Dear lefties — this is part of your tradition
In the emotionally exhausting combat of politics and culture wars, it sucks to lose, whether it’s a battle or the war. But when we do, it’s important to understand both why the other side won, as well as why our side lost. This can be challenging: what group of dedicated people who just took a hit would eagerly analyze their own weaknesses and flaws?3 But it’s still important.
And to my friends on the left, remember: historically, the left has engaged quite seriously with conservative ideas. Read some Marx if you want to see it. The first priority of a changemaker4 is to see reality with as much accuracy as possible. Know your enemy. Only then can you know yourself.
A theory is something you have. An ideology is something that has you.
So that’s the reason to have friends of different ideologies around. Heck, let them be, I don’t know, weird ideologies. Hardcore Georgists. Iranian Monarchists. Radical animal liberationists. Veblenites. Bonapartists. Whatever you like!
So maybe we need more than Ross Douthat. Honestly, he might be too socially embedded in the urbane cosmopolitan crowd to really tell it to us straight.

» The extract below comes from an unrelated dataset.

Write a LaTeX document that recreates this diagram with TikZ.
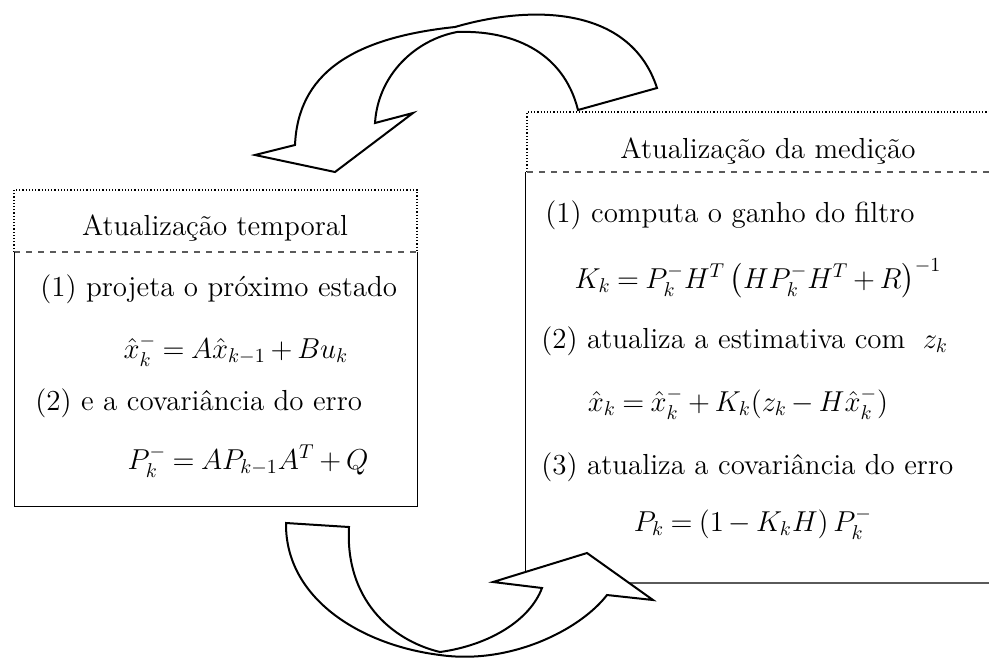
\documentclass[tikz,border=0pt]{standalone}
\usepackage{amsmath}
\usepackage{tikz}
\definecolor{rahmgrau}{HTML}{5A5A5A}
\newcommand{\formel}[1]{$\thickmuskip=4mu\medmuskip=3mu #1$}
\tikzset{
  kopf/.style={black,densely dotted,line width=0.6pt},
  trenn/.style={rahmgrau,dashed,line width=0.6pt},
  rand/.style={black,line width=0.5pt},
  unten/.style={rahmgrau,line width=0.7pt},
  pfeil/.style={fill=white,draw=black,line width=1pt,line join=miter},
  titel/.style={font=\fontsize{14.5}{17}\selectfont,inner sep=0pt,anchor=base},
  txt/.style={font=\fontsize{14.5}{17}\selectfont,inner sep=0pt,anchor=base west},
  gl/.style={font=\fontsize{14}{16}\selectfont,inner sep=0pt,anchor=base},
}

\begin{document}
\begin{tikzpicture}[x=0.5pt,y=-0.5pt]
  \useasboundingbox (0,0) rectangle (989,659);
  % linker Kasten
  \draw[kopf] (14,252)--(14,190)--(417,190)--(417,252);
  \draw[trenn] (14,252)--(417,252);
  \draw[rand] (14,252)--(14,506)--(417,506)--(417,252);
  \node[titel] (ltitel) at (215,235) {Atualização temporal};
  \node[txt] (lschritt1) at (40,296) {(1) projeta o próximo estado};
  \node[gl] (lgl1) at (236,358) {\formel{\hat{x}_k^- = A\hat{x}_{k-1} + Bu_k}};
  \node[txt] (lschritt2) at (35,410) {(2) e a covariância do erro};
  \node[gl] (lgl2) at (248,469) {\formel{P_k^- = AP_{k-1}A^T + Q}};
  % rechter Kasten
  \draw[kopf] (527,172)--(527,112)--(995,112);
  \draw[trenn] (527,172)--(995,172);
  \draw[rand] (525,172)--(525,583);
  \draw[unten] (525,583)--(995,583);
  \node[titel] (rtitel) at (768,158) {Atualização da medição};
  \node[txt] (rschritt1) at (545,222) {(1) computa o ganho do filtro};
  \node[gl] (rgl1) at (758,288) {\formel{K_k = P_k^- H^T \left(HP_k^- H^T + R\right)^{-1}}};
  \node[txt] (rschritt2) at (541,348) {(2) atualiza a estimativa com \;$z_k$};
  \node[gl] (rgl2) at (738,411) {\formel{\hat{x}_k = \hat{x}_k^- + K_k(z_k - H\hat{x}_k^-)}};
  \node[txt] (rschritt3) at (541,474) {(3) atualiza a covariância do erro};
  \node[gl] (rgl3) at (753,531) {\formel{P_k = \left(1 - K_k H\right)P_k^-}};
  % oberer Pfeil
  \filldraw[pfeil] (657,88) -- (578,110)
    .. controls (563,50) and (510,30) .. (457,32)
    .. controls (415,40) and (378,75) .. (375,123)
    -- (413,113) -- (335,172) -- (255,155) -- (295,145)
    .. controls (298,75) and (350,38) .. (455,27)
    .. controls (530,5) and (630,5) .. (657,88) -- cycle;
  % unterer Pfeil
  \filldraw[pfeil] (286,523) -- (349,527)
    .. controls (345,598) and (390,640) .. (440,652)
    .. controls (490,645) and (530,620) .. (542,588)
    -- (493,582) -- (587,553) -- (653,600) -- (607,595)
    .. controls (580,630) and (510,665) .. (440,655)
    .. controls (360,645) and (285,598) .. (286,523) -- cycle;
\end{tikzpicture}
\end{document}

Maybe, if we’re really in the wilderness, we need to pay attention to more of a Darth Vader type. A Chris Rufo. A Steve Bannon. The TV ads of the Trump campaign. Not that they’re right; they’re so, so, often catastrophically wrong. But because they go for the jugular; exactly where you’re weakest. And that’s the sort of honest malice I hope you never get from a friend.
Though, let’s be honest, everyone has some wisdom to share.
And maybe, just maybe, you have a weakness because you’re actually wrong about something. Imagine that.
Where I come from, that group has a name — high quality movement strategists. Or, as their opponents call them: moderates, sellouts, shitlibs, or worse.